For data warehousing, the architecture is a description of the elements and services of the warehouse, with details showing how the components will fit together and how the system will grow over time. Like the house analogy, the warehouse architecture is a set of documents, plans, models, drawings, and specifications, with separate sections for each key component area and enough detail to allow their implementation by skilled professionals.
“This is not a requirements document,” Thornthwaite points out. “The requirements document says what the architecture needs to do. The architecture also isn’t a project plan or task list; it’s the what, not the how or why.”

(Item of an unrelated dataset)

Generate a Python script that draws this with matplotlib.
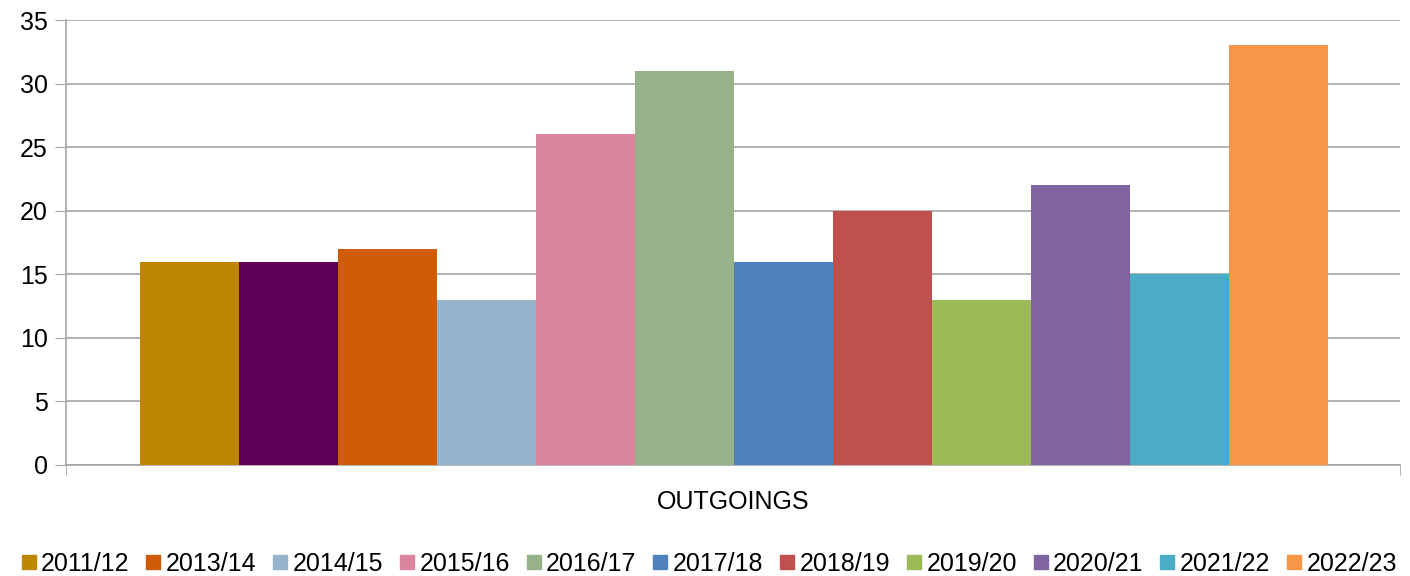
import matplotlib
matplotlib.use("Agg")
import matplotlib.pyplot as plt
from matplotlib.lines import Line2D
import numpy as np

plt.rcParams['font.family'] = ['Liberation Sans', 'DejaVu Sans']

category = "OUTGOINGS"
years = ["2011/12", "2012/13", "2013/14", "2014/15", "2015/16", "2016/17",
         "2017/18", "2018/19", "2019/20", "2020/21", "2021/22", "2022/23"]
values = [16, 16, 17, 13, 26, 31, 16, 20, 13, 22, 15, 33]
colors = ["#BD8600", "#5C0057", "#D15C08", "#97B4CD", "#DA859C", "#97B18A",
          "#4F81BD", "#C0504D", "#9BBB59", "#8064A2", "#4BACC6", "#F79646"]
# 2012/13 has no entry in the original legend
legend_years = [y for y in years if y != "2012/13"]

fig = plt.figure(figsize=(14.1, 5.76), dpi=100)
ax = fig.add_axes([66 / 1410, 1 - 465 / 576, 1334 / 1410, 445 / 576])

n = len(values)
w = 99 / 1334
x0 = -0.5 + 74 / 1334
for i, (v, c) in enumerate(zip(values, colors)):
    ax.bar(x0 + w * (i + 0.5), v, width=w, color=c, zorder=3)

ax.set_xlim(-0.5, 0.5)
ax.set_ylim(0, 35)
ax.set_yticks(range(0, 36, 5))
ax.yaxis.grid(True, color="#A6A6A6", linewidth=1.2, zorder=0)
for s in ["top", "right"]:
    ax.spines[s].set_visible(False)
ax.spines["left"].set_color("#A6A6A6")
ax.spines["bottom"].set_color("#A6A6A6")
ax.spines["left"].set_linewidth(1.2)
ax.spines["bottom"].set_linewidth(1.2)
ax.tick_params(axis="y", length=8, color="#A6A6A6", labelsize=18, pad=5)
ax.set_xticks([-0.5, 0.5], minor=True)
ax.tick_params(axis="x", which="minor", length=7, color="#A6A6A6")
ax.set_xticks([0])
ax.set_xticklabels([category])
ax.tick_params(axis="x", which="major", length=0, labelsize=18, pad=18)

handles = [Line2D([], [], marker="s", linestyle="none", markersize=10,
                  markerfacecolor=c, markeredgecolor=c)
           for y, c in zip(years, colors) if y != "2012/13"]
fig.legend(handles, legend_years, loc="center", bbox_to_anchor=(709 / 1410, 1 - 564 / 576),
           ncol=len(legend_years), frameon=False, fontsize=18,
           handlelength=0.6, handletextpad=0.2, columnspacing=0.65,
           borderpad=0, borderaxespad=0)

fig.savefig("out.png", dpi=100)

It’s also not easy, he says, because we’ve only been developing data warehouse systems for 15 years, versus 5,000 years for building homes. Therefore we have fewer standards, the tools and techniques are rapidly evolving, there is little documentation of what systems we already have, and data warehouse terminology is extremely loose.
So while developing an architecture is difficult, it is possible—and it’s critical. First and foremost, he says, the architecture has to be driven by the business. If your requirement is to have nightly updates, this has implications for the architecture, and you must understand the technical requirements to achieve what you want to have. Thornthwaite gives a few business requirement examples, and the general technical considerations for each:
- Nightly updates - adequate staging horsepower.
- Worldwide availability - parallel or distributed servers.
- Customer-level analysis - [large] server size.
- New data sources - flexible tools with support for meta data.
- Reliability - job control features.